Electronic trading had a blank slate when it was first envisioned. Many just figured that they would take their pit trading skills and transfer them to the screen. However, innovation creates more innovation. Engineers automated a lot of those old pit skills and created algorithms to automatically trade. In the pit, we always knew pit location was a big deal. Little did we know that co-location was going to be an even bigger deal in the electronic age.
As electronic trading has developed, there have been lawsuits filed when engineers have switched firms. They are being sued over the trading codes they developed. Firms are suing former employees. Part of the reason they do this is to try and keep them in line. Once you figure out a good code that works, it’s pretty easy to go off on your own, raise some capital and let it rip.
But is trading code a patentable proprietary thing?
When we were in the trading pits, nothing was patentable. If I figured out a better way to leg a spread, or put a trade on, you could follow me. You were free to copy me and try to compete. The Crush spread, the Crack spread, and any other strategy was easily copied once you figured out how to execute it.
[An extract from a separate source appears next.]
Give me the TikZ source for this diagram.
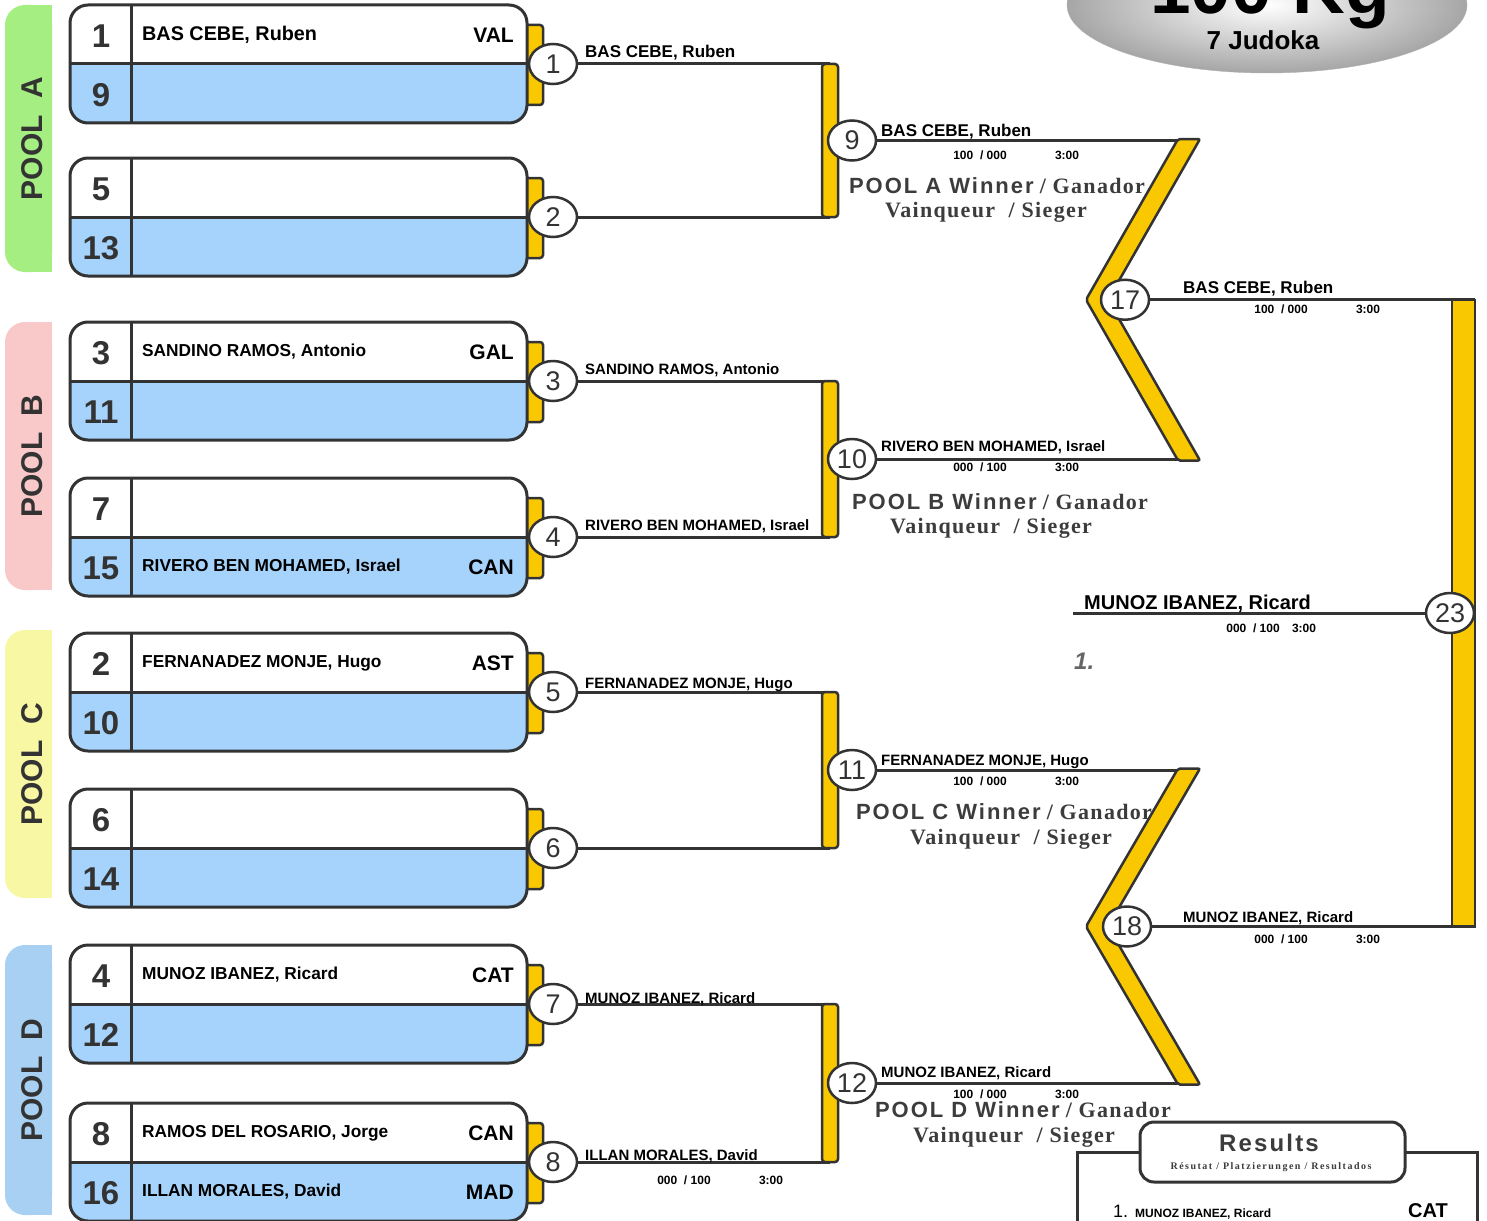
\documentclass[tikz,border=0pt]{standalone}
\usepackage{fontspec}
\setmainfont{Liberation Sans}
\newfontfamily\winsans[LetterSpace=9]{Liberation Sans}
\newfontfamily\winserif[LetterSpace=6]{Liberation Serif}
\newfontfamily\subserif[LetterSpace=15]{Liberation Serif}
\usetikzlibrary{shapes.geometric,calc}

\definecolor{dark}{HTML}{333333}
\definecolor{gold}{HTML}{F9C800}
\definecolor{rowblue}{HTML}{A6D3FB}
\definecolor{poolA}{HTML}{A5EE82}
\definecolor{poolB}{HTML}{F9C8C8}
\definecolor{poolC}{HTML}{F8F8A4}
\definecolor{poolD}{HTML}{A8D0F2}
\definecolor{wintext}{HTML}{3C3C3C}

\begin{document}
\begin{tikzpicture}[x=1pt, y=-1pt,
    boxline/.style={draw=dark, line width=3},
    wire/.style={draw=dark, line width=3},
    gbar/.style={draw=dark, line width=2.5, fill=gold, rounded corners=3},
    mcirc/.style={ellipse, draw=dark, line width=2.5, fill=white, minimum width=48, minimum height=40, inner sep=0, text=dark, font=\fontsize{27}{27}\selectfont},
    seed/.style={text=dark, font=\fontsize{33}{33}\selectfont\bfseries},
    entry/.style={anchor=west, inner sep=0, font=\fontsize{17.3}{18}\selectfont\bfseries},
    club/.style={anchor=east, inner sep=0, font=\fontsize{21}{21}\selectfont\bfseries},
    pooltab/.style={rotate=90, text=dark, font=\fontsize{30}{30}\selectfont\bfseries},
    lbl/.style={anchor=base west, inner sep=0, font=\fontsize{15}{15}\selectfont\bfseries},
    big/.style={font=\fontsize{17}{17}\selectfont\bfseries},
    score/.style={inner sep=0, font=\fontsize{12}{12}\selectfont\bfseries},
    winner/.style={text=wintext, font=\fontsize{22}{22}\selectfont\bfseries}
    ]

    \clip (0,0) rectangle (1487,1220);

    % title
    \shade[inner color=white, middle color=gray!15, outer color=gray!70, draw=gray!60] (1267,5) ellipse (200pt and 68pt);
    \node[anchor=base, font=\fontsize{73}{73}\selectfont\bfseries] (weight) at (1270,14) {100 Kg};
    \node[font=\fontsize{26}{26}\selectfont\bfseries] (judoka) at (1263,40) {7 Judoka};

    % pools
    \foreach \ya/\yb/\col/\txt in {5/272/poolA/A, 322/590/poolB/B, 630/898/poolC/C, 945/1215/poolD/D}{
        \fill[\col, rounded corners=20] (5,\ya) rectangle (52,\yb);
        \fill[\col] (30,\ya) rectangle (52,\yb);
        \node[pooltab] (pool\txt) at (32,{(\ya+\yb)/2}) {POOL\ \ \txt};
    }

    \foreach \ty/\sa/\sb/\na/\ca/\nb/\cb/\m in {
        5/1/9/{\fontsize{19.8}{20}\selectfont BAS CEBE, Ruben}/VAL/{}/{}/1,
        158/5/13/{}/{}/{}/{}/2,
        322/3/11/{SANDINO RAMOS, Antonio}/GAL/{}/{}/3,
        478/7/15/{}/{}/{RIVERO BEN MOHAMED, Israel}/CAN/4,
        633/2/10/{FERNANADEZ MONJE, Hugo}/AST/{}/{}/5,
        789/6/14/{}/{}/{}/{}/6,
        945/4/12/{MUNOZ IBANEZ, Ricard}/CAT/{}/{}/7,
        1103/8/16/{RAMOS DEL ROSARIO, Jorge}/CAN/{ILLAN MORALES, David}/MAD/8}{
        \draw[gbar] (515,\ty+20) rectangle (543,\ty+100);
        \begin{scope}
            \clip[rounded corners=18] (70,\ty) rectangle (527,\ty+118);
            \fill[white] (70,\ty) rectangle (527,\ty+59);
            \fill[rowblue] (70,\ty+59) rectangle (527,\ty+118);
        \end{scope}
        \draw[boxline, rounded corners=18] (70,\ty) rectangle (527,\ty+118);
        \draw[boxline] (70,\ty+59) -- (527,\ty+59) (131,\ty) -- (131,\ty+118);
        \node[seed] (s\sa) at (101,\ty+31) {\sa};
        \node[seed] (s\sb) at (101,\ty+90) {\sb};
        \node[entry] (n\sa) at (142,\ty+30) {\na};
        \node[club] (c\sa) at (514,\ty+30) {\ca};
        \node[entry] (n\sb) at (142,\ty+89) {\nb};
        \node[club] (c\sb) at (514,\ty+89) {\cb};
        \node[mcirc] (m\m) at (553,\ty+59) {\m};
    }

    % second round
    \coordinate (col) at (830,0);
    \foreach \a/\b/\m in {1/2/9, 3/4/10, 5/6/11, 7/8/12}{
        \draw[wire] (m\a.east) -- (m\a -| col);
        \draw[wire] (m\b.east) -- (m\b -| col);
        \draw[gbar] ($(m\a -| col)+(-8,0)$) rectangle ($(m\b -| col)+(8,0)$);
        \node[mcirc] (m\m) at ($(m\a -| col)!.5!(m\b -| col)+(22,0)$) {\m};
    }

    % pool winners
    \coordinate (cv) at (1195,0);
    \foreach \m in {9,10,11,12}
        \draw[wire] (m\m.east) -- (m\m -| cv);
    \draw[gbar, rounded corners=2] (1178,139) -- (1200,139) -- (1108,299.75) -- (1200,460.5) -- (1178,460.5) -- (1086,299.75) -- cycle;
    \draw[gbar, rounded corners=2] (1178,768.5) -- (1200,768.5) -- (1108,926.5) -- (1200,1084.5) -- (1178,1084.5) -- (1086,926.5) -- cycle;
    \node[mcirc] (m17) at (1125,299.75) {17};
    \node[mcirc] (m18) at (1127,926.5) {18};

    % final
    \coordinate (fx) at (1475,0);
    \draw[gbar, rounded corners=0] (1452,299.75) rectangle (1475,926.5);
    \draw[wire] (m17.east) -- (m17 -| fx);
    \draw[wire] (m18.east) -- (m18 -| fx);
    \node[mcirc] (m23) at (1450,613) {23};
    \coordinate (fin) at (1073,613);
    \draw[wire] (fin) -- (m23.west);

    % names on the lines
    \node[lbl, big] (l1) at (585,58) {BAS CEBE, Ruben};
    \node[lbl] (l3) at (585,374) {SANDINO RAMOS, Antonio};
    \node[lbl] (l4) at (585,530) {RIVERO BEN MOHAMED, Israel};
    \node[lbl] (l5) at (585,688) {FERNANADEZ MONJE, Hugo};
    \node[lbl] (l7) at (585,1003) {MUNOZ IBANEZ, Ricard};
    \node[lbl] (l8) at (585,1160) {ILLAN MORALES, David};
    \node[lbl, big] (l9) at (881,136) {BAS CEBE, Ruben};
    \node[lbl] (l10) at (881,451) {RIVERO BEN MOHAMED, Israel};
    \node[lbl] (l11) at (881,765) {FERNANADEZ MONJE, Hugo};
    \node[lbl] (l12) at (881,1077) {MUNOZ IBANEZ, Ricard};
    \node[lbl, big] (l17) at (1183,293) {BAS CEBE, Ruben};
    \node[lbl] (l18) at (1183,922) {MUNOZ IBANEZ, Ricard};
    \node[lbl, font=\fontsize{20}{20}\selectfont\bfseries] (l23) at (1084,609) {MUNOZ IBANEZ, Ricard};

    % scores
    \node[score] (p8) at (684,1180) {000~ / 100};   \node[score] (t8) at (771,1180) {3:00};
    \node[score] (p9) at (980,155) {100~ / 000};    \node[score] (t9) at (1067,155) {3:00};
    \node[score] (p10) at (980,467) {000~ / 100};   \node[score] (t10) at (1067,467) {3:00};
    \node[score] (p11) at (980,781) {100~ / 000};   \node[score] (t11) at (1067,781) {3:00};
    \node[score] (p12) at (980,1094) {100~ / 000};  \node[score] (t12) at (1067,1094) {3:00};
    \node[score] (p17) at (1281,309) {100~ / 000};  \node[score] (t17) at (1368,309) {3:00};
    \node[score] (p18) at (1281,939) {000~ / 100};  \node[score] (t18) at (1368,939) {3:00};
    \node[score] (p23) at (1253,628) {000~ / 100};  \node[score] (t23) at (1304,628) {3:00};
    \node[anchor=base west, inner sep=0, text=gray!80!black, font=\fontsize{24}{24}\selectfont\bfseries\itshape] (place) at (1074,669) {1.};

    % winner captions
    \node[winner] (winA) at (997,186) {{\winsans POOL A Winner} {\winserif / Ganador}};
    \node[winner] (winAb) at (986,212) {\winserif Vainqueur~ / Sieger};
    \node[winner] (winB) at (1000,502) {{\winsans POOL B Winner} {\winserif / Ganador}};
    \node[winner] (winBb) at (991,528) {\winserif Vainqueur~ / Sieger};
    \node[winner] (winC) at (1004,812) {{\winsans POOL C Winner} {\winserif / Ganador}};
    \node[winner] (winCb) at (1011,839) {\winserif Vainqueur~ / Sieger};
    \node[winner] (winD) at (1023,1110) {{\winsans POOL D Winner} {\winserif / Ganador}};
    \node[winner] (winDb) at (1014,1137) {\winserif Vainqueur~ / Sieger};

    % results
    \draw[boxline, fill=white] (1077,1152) rectangle (1477,1240);
    \draw[boxline, fill=white, rounded corners=14] (1140,1122) rectangle (1405,1182);
    \node[text=wintext, font=\fontsize{24}{24}\selectfont\bfseries\winsans] (res) at (1269,1143) {Results};
    \node[text=wintext, font=\fontsize{10}{10}\selectfont\bfseries\subserif] (ressub) at (1271,1167) {Résutat / Platzierungen / Resultados};
    \node[anchor=base west, inner sep=0, font=\fontsize{18}{18}\selectfont] (r1) at (1113,1217) {1.};
    \node[anchor=base west, inner sep=0, font=\fontsize{12}{12}\selectfont\bfseries] (r1n) at (1135,1217) {MUNOZ IBANEZ, Ricard};
    \node[anchor=base, inner sep=0, font=\fontsize{20}{20}\selectfont\bfseries] (r1c) at (1428,1217) {CAT};
    %
\end{tikzpicture}
\end{document}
If I backed you as a trader, taught you how to execute the strategy, and then you left and began executing it on your own I had little recourse. I might be able to beat up your reputation a little, but I couldn’t stop you from trading with a lawsuit.
Is there a fine line between trading code and any other code that becomes patentable and proprietary? For example, Google($GOOG) has a search engine code. It’s defended by patents. There is case law that defends it. Yahoo($YHOO) sued Facebook($FB) earlier this year over patents. I intuitively understand how companies like that think they have some intellectual property that can be defended.
But I fail to see how a trading algorithm is intellectual property that can be defended in a court of law. What do you think?